My sister bought me Phil Vickery’s ‘Seriously Good Gluten-Free Baking’ for Christmas, and this is the first time I’ve given one of his recipes a whirl.
To be more accurate, I barely followed the recipe at all Firstly, the recipe was for foccaccia bread and I came out with a nice, soft white loaf. Secondly, I didn’t make my own gluten free flour mix, but bought one in. Also, I didn’t have some of the other ingredients, so either left them out or subbed them. I think the fact that this bread was successful and tasty was pure fluke to be honest!
- vegetable oil, for greasing
- 2 x 7g sachets dried yeast
- 500ml warm water
- 2 tsps caster sugar
- 500g gluten free flour (bread flour preferably)

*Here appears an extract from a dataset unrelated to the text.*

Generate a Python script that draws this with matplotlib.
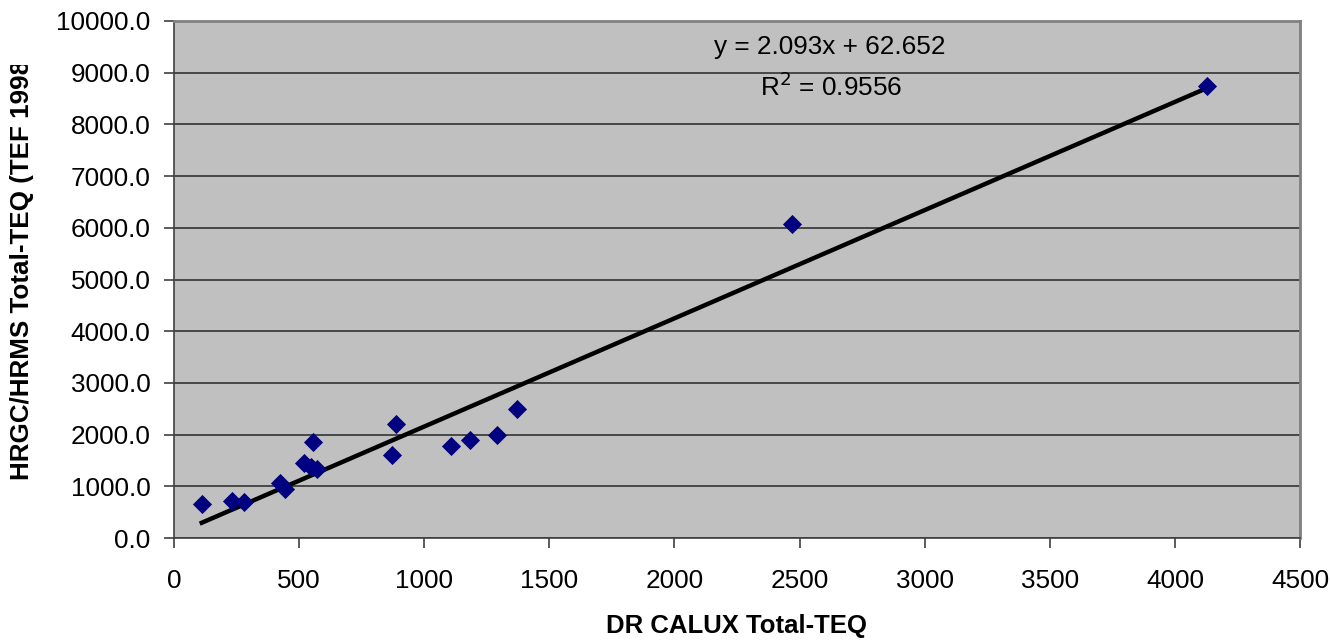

- 2 tsps gluten free baking powder
- 2 egg whites
- 10 garlic cloves, halved
- olive oil
- 1 tbsp sea salt
- 4-6 sprigs rosemary
The recipe called for 1 tsp xantham gum and 1 tsp vitamin C powder, which I didn’t have, and so left out.
- Oil a square cake tin (at least 20 cm across).
- Whisk the yeast, water and sugar together, then cover and leave in a warm place for 15 minutes to activate.
- Meanwhile place the flour, xantham gum, vitamin C powder and baking powder in a bowl and mix well
- When the yeast is frothy, whisk the egg whites until foamy.
- Pour the yeast mixture over the flour and add the whisked egg white and bring together. Mix well, but don’t over-mix.
- Spoon into the tin (it is suprisingly runny at this stage!) Press the garlic into the top of the dough. Leave to prove for 15-20 minutes.
- Preheat the oven to 220C/gas 7
- Spoon over some olive oil, some salt and rosemary. Bake for about half an hour (I just kept poking it with a skewer until it came out clean)
- Serve with Ragu!
Disclaimer: If you try the above and it doesn’t work, don’t say I didn’t warn you. I genuinely think that this recipe was a fluke – with the amount I basterdised the original recipe, it’s either a wonder I got out anything edible. Either that, or I’m a genius.